Retype exactly what runs from the first line of the data to the line with "box,minimum width=275pt,minimum height=156pt]", keeping both of those lines and skipping pictures.

----------------

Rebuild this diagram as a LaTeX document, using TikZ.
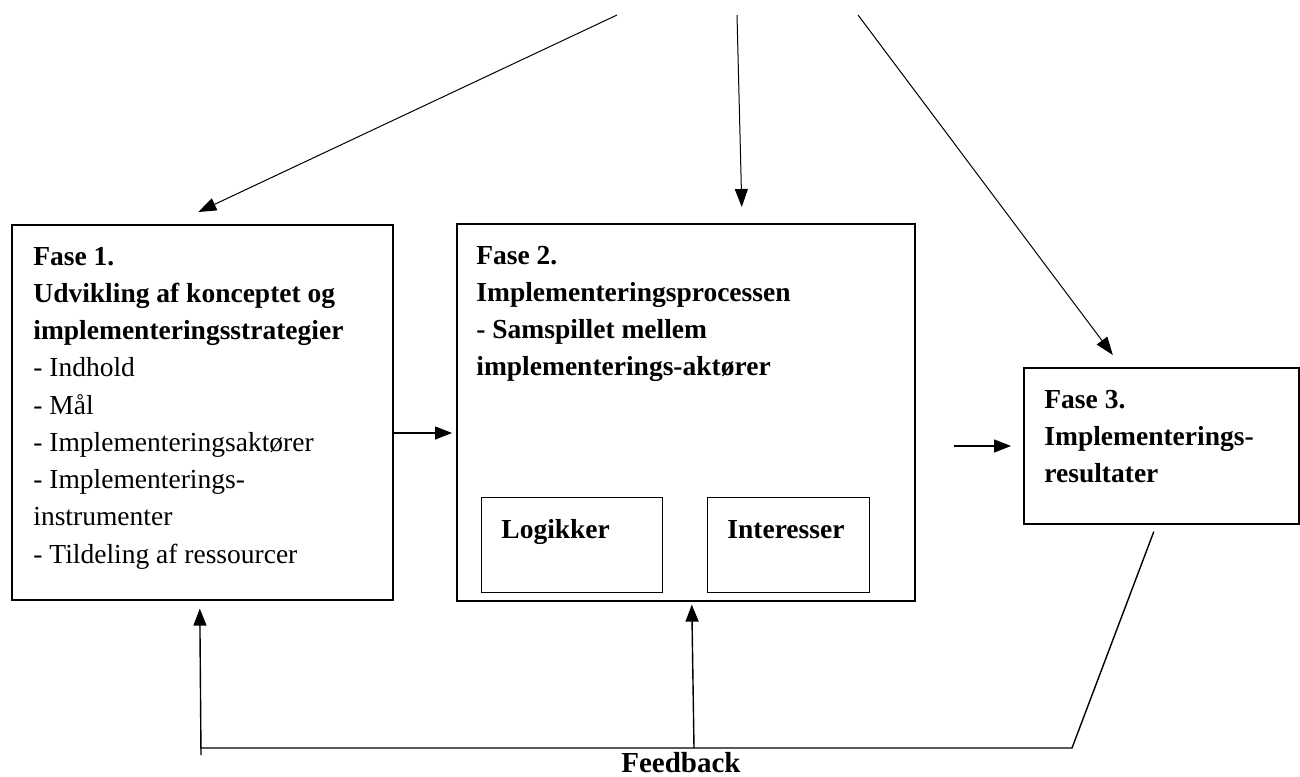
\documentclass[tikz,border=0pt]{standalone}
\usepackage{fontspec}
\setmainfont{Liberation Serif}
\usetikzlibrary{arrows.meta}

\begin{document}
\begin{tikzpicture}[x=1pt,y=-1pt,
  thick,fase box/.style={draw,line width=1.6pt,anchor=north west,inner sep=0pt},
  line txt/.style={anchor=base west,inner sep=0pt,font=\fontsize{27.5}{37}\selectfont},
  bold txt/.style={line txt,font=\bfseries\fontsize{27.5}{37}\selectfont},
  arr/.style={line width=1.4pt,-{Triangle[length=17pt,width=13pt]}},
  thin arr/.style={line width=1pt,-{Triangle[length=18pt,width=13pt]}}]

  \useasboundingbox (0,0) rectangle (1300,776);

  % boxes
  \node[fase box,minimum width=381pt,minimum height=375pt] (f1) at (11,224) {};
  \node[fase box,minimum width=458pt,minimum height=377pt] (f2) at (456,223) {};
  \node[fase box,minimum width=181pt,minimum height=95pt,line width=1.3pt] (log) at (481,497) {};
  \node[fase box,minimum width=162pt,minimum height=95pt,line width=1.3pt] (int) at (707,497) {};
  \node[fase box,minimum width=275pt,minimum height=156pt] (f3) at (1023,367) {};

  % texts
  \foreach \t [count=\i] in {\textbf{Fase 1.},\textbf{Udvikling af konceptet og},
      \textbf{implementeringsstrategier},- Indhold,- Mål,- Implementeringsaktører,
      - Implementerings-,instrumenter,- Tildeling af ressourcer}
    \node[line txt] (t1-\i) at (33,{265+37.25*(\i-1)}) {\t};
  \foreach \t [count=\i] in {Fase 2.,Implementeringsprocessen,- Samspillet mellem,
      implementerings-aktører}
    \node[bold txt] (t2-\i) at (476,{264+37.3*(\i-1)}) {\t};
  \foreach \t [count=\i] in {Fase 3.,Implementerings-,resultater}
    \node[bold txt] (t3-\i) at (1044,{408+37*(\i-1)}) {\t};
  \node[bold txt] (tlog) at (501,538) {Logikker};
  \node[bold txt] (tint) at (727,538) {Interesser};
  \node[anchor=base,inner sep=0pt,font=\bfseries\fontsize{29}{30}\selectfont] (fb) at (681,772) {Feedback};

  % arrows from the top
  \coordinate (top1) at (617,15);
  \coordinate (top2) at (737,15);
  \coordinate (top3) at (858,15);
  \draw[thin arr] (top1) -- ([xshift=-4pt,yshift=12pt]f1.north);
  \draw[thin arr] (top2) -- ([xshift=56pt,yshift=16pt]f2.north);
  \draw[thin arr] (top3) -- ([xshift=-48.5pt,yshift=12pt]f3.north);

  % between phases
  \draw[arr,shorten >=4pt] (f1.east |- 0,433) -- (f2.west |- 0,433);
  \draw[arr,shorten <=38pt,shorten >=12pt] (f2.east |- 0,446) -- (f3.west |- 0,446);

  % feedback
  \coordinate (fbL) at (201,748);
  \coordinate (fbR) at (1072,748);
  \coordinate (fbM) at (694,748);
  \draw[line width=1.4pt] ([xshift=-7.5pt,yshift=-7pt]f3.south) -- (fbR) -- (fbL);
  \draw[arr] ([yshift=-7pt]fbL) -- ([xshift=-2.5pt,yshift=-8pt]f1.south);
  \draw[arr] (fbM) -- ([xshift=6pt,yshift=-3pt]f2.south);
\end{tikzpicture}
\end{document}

----------------

→ Solution to this problem:
Rebuild this diagram as a LaTeX document, using TikZ.
\documentclass[tikz,border=0pt]{standalone}
\usepackage{fontspec}
\setmainfont{Liberation Serif}
\usetikzlibrary{arrows.meta}

\begin{document}
\begin{tikzpicture}[x=1pt,y=-1pt,
  thick,fase box/.style={draw,line width=1.6pt,anchor=north west,inner sep=0pt},
  line txt/.style={anchor=base west,inner sep=0pt,font=\fontsize{27.5}{37}\selectfont},
  bold txt/.style={line txt,font=\bfseries\fontsize{27.5}{37}\selectfont},
  arr/.style={line width=1.4pt,-{Triangle[length=17pt,width=13pt]}},
  thin arr/.style={line width=1pt,-{Triangle[length=18pt,width=13pt]}}]

  \useasboundingbox (0,0) rectangle (1300,776);

  % boxes
  \node[fase box,minimum width=381pt,minimum height=375pt] (f1) at (11,224) {};
  \node[fase box,minimum width=458pt,minimum height=377pt] (f2) at (456,223) {};
  \node[fase box,minimum width=181pt,minimum height=95pt,line width=1.3pt] (log) at (481,497) {};
  \node[fase box,minimum width=162pt,minimum height=95pt,line width=1.3pt] (int) at (707,497) {};
  \node[fase box,minimum width=275pt,minimum height=156pt] (f3) at (1023,367) {};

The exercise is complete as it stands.